In case if the packet sequencer did not receive the RecvPacket
message with
sequence 7 within a time limit, it would instead return an error to signal to
the packet workers that the ordered packets for earlier sequence was not
received within the time limit. In reaction to that, the ordered packet workers
may attempt to spawn new packet workers for the earlier sequence, in case the
previous packet workers failed for some reason.
The message batch worker runs in the same way as described in the earlier
sections. In this scenario, it first receives the RecvPacket
message from
the unordered channel channel-2
. It waits for a while, and then receives the 3
messages from the packet sequencer. It then attempt to combine all 4 messages in
a single batch. In this scenario, the total batch size are within the limit,
and the message batch worker proceeds to send the 4 messages together.
The 4 messages are then go through the UpdateClient
message sender, which
scans through the messages and prepend UpdateClient
messages to the front
of the message list.
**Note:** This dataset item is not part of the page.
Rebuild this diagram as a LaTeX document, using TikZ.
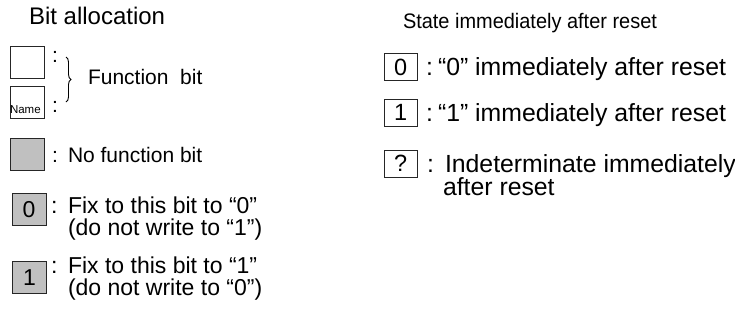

Finally, all messages are sent to the transaction sender,
which sends the messages all in a single transaction.
The above scenario demonstrates that messages from ordered channels can be processed in parallel by adding a packet sequence component to process the messages between the ordered packet workers and the message batch worker. The scenario also shows that ordered packet messages can be processed in parallel with unordered packet messages, and then be batched together in the same transaction.
This concurrency architecture helps ensure that the relayer pays for the cost of relaying ordered packets only when necessary. If there is no ordered channels, the additional logic for relaying ordered packets wouldn't be triggered. If there are multiple ordered channels, they can be relayed in parallel, have the ordering enforced by multiple packet sequences, and then be batched into the same transaction.